Review: Going Crazy for Gershwin

A revised, revamped classical musical hits big
By MEGAN GRUMBLING  |  July 6, 2011

theater_crazyforyou_main
SUMMER STOCK CAST Actors from away bring their A games to Arundel.

Every summer, the Arundel Barn Playhouse continues the classic tradition of Maine summer stock theater, by bringing their leading performers from out of town — often New York City — to put on a series of shows and live in beautiful rural Arundel for the season. One wonders whether their experience is anything like that of a gaggle of Follies girls transplanted to middle-of-nowhere Nevada, which is the entertaining premise of Crazy for You, a “new Gershwin musical” and the second of the Arundel Barn’s summer shows.

Crazy for You, directed by Dewayne Barrett with musical direction by Jeffrey Van Damme, is based on the Gershwin brothers’ 1930 Girl Crazy, which later was filmed as the classic Garland-Rooney vehicle. The “new” part is that the book was entirely rewritten in 1992, by Ken Ludwig, and fortified with several Gershwin tunes not in the original play. But in both old and new, the bottom line is “Let’s put on a show in the American West.”

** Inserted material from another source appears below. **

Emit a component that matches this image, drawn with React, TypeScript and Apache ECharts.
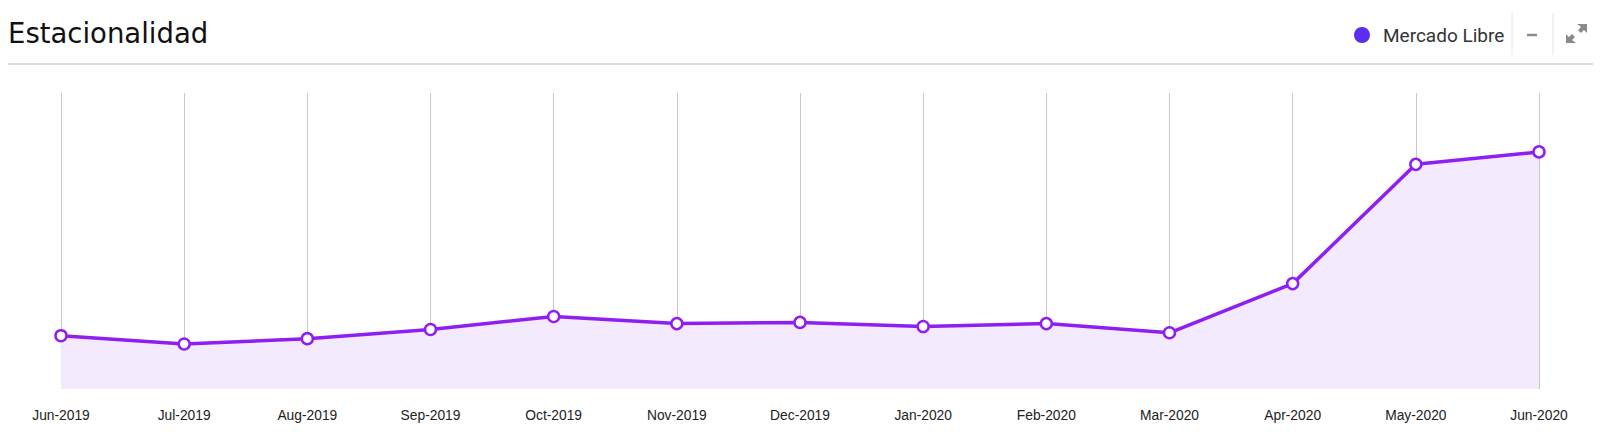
import React, { useEffect, useRef } from "react";
import * as echarts from "echarts";

const categories = [
  "Jun-2019", "Jul-2019", "Aug-2019", "Sep-2019", "Oct-2019", "Nov-2019",
  "Dec-2019", "Jan-2020", "Feb-2020", "Mar-2020", "Apr-2020", "May-2020", "Jun-2020",
];
const mercadoLibre = [18.0, 15.2, 17.0, 20.1, 24.5, 22.1, 22.5, 21.1, 22.1, 19.0, 35.6, 75.9, 80.1];
const seriesName = "Mercado Libre";
const titleText = "Estacionalidad";

export default function App() {
  const ref = useRef<HTMLDivElement>(null);
  useEffect(() => {
    document.body.style.margin = "0";
    const chart = echarts.init(ref.current!, null, { renderer: "svg" });
    chart.setOption({
      animation: false,
      backgroundColor: "#ffffff",
      grid: { left: 61, right: 61, top: 93, bottom: 47 },
      xAxis: {
        type: "category",
        data: categories,
        boundaryGap: false,
        axisLine: { show: false },
        axisTick: { show: false },
        axisLabel: {
          color: "#222",
          fontFamily: "Liberation Sans, Arial, sans-serif",
          fontSize: 13.8,
          margin: 19,
          interval: 0,
        },
        splitLine: { show: true, lineStyle: { color: "#c8c8c8", width: 1 } },
      },
      yAxis: {
        type: "value",
        min: 0,
        max: 100,
        show: false,
        splitLine: { show: false },
      },
      series: [
        {
          name: seriesName,
          type: "line",
          data: mercadoLibre,
          symbol: "circle",
          symbolSize: 11,
          showAllSymbol: true,
          lineStyle: { color: "#8f1ff0", width: 3.5 },
          itemStyle: { color: "#ffffff", borderColor: "#8f1ff0", borderWidth: 2.5 },
          areaStyle: { color: "#f3eafd", opacity: 1 },
        },
      ],
      graphic: [
        {
          type: "text",
          x: 8,
          y: 33,
          style: {
            text: titleText,
            fontFamily: "DejaVu Sans, sans-serif",
            fontSize: 27.5,
            fill: "#111",
            textVerticalAlign: "middle",
          },
        },
        {
          type: "line",
          shape: { x1: 8, y1: 64, x2: 1593, y2: 64 },
          style: { stroke: "#dedede", lineWidth: 2 },
        },
        {
          type: "circle",
          shape: { cx: 1362, cy: 35, r: 8 },
          style: { fill: "#5a2ef2" },
        },
        {
          type: "text",
          x: 1383,
          y: 35,
          style: {
            text: seriesName,
            fontFamily: "Roboto, sans-serif",
            fontSize: 19,
            fill: "#333",
            textVerticalAlign: "middle",
          },
        },
        {
          type: "line",
          shape: { x1: 1512, y1: 13, x2: 1512, y2: 55 },
          style: { stroke: "#e4e4e4", lineWidth: 1 },
        },
        {
          type: "line",
          shape: { x1: 1527, y1: 35, x2: 1537, y2: 35 },
          style: { stroke: "#8a8a8a", lineWidth: 2.5 },
        },
        {
          type: "line",
          shape: { x1: 1553, y1: 13, x2: 1553, y2: 55 },
          style: { stroke: "#e4e4e4", lineWidth: 1 },
        },
        {
          type: "polygon",
          shape: { points: [[1577, 24], [1587, 24], [1587, 33], [1584, 30], [1581, 33], [1578, 30], [1581, 27]] },
          style: { fill: "#8a8a8a" },
        },
        {
          type: "polygon",
          shape: { points: [[1566, 34], [1569, 37], [1572, 34], [1575, 37], [1572, 40], [1576, 43], [1566, 43]] },
          style: { fill: "#8a8a8a" },
        },
      ],
    });
    return () => chart.dispose();
  }, []);
  return <div ref={ref} style={{ width: 1600, height: 436 }} />;
}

In this case, it’s because Bobby Child (Patrick Heffernan), son of a New York grande dame of banking (local actor Betty Gravelle, of Lyric Music Theatre) has been sent away from the city, from his uppity fiancée Irene (understudy Jessica Ernest, the night I attended, and a real treat — I was equally transfixed by her leggy elegance as Roxie in Legacy Theater’s Chicago a few years back) and from his dream of dancing for Bela Zangler’s Follies. His mom wants him in Deadrock, Nevada, to complete foreclosure on, as it happens, a run-down theater. But soon enough he’s fallen in love with Polly Baker (Kelly Morris), the daughter of the theater’s owner. And so, obviously, the theater must be saved, a show put on, and a gaggle of Follies girls transplanted. But because Polly refuses to play with Bobby, he can of course only make this happen by impersonating the Hungarian Zangler, with all the romantic and comic high jinks such a conceit makes possible.

Showmanship is the ultimate currency here, and the cast does put on a lively show. The Follies girls, led by dance manager and apple of Zangler’s eye Tess (Brittney Morton, an effortlessly engaging dancer and stage presence), are chirpy, energetic, and spiffily decked out. In one fun scene, they slink out of telephone booths in nude leotards dripping with silver and rhinestone flapper beads, which make delectable sounds as they shimmy and tap.

Then there are the local cowpokes-turned-showmen, several of them locally based young performers (as are several Follies girls), all of whose moves are also plenty entertaining. They are especially priceless, though, in their pre-showmen state, lying around in wheel barrows and singing “Bidin’ My Time” with a deadpan, glazed-over torpor that is to my mind the funniest single bit of the show. They’ve also got some fun moves in the fake saloon gunfights they practice for the tourists, and they’re a hoot in rehearsal scenes, lumbering like bulls among the china of the girls.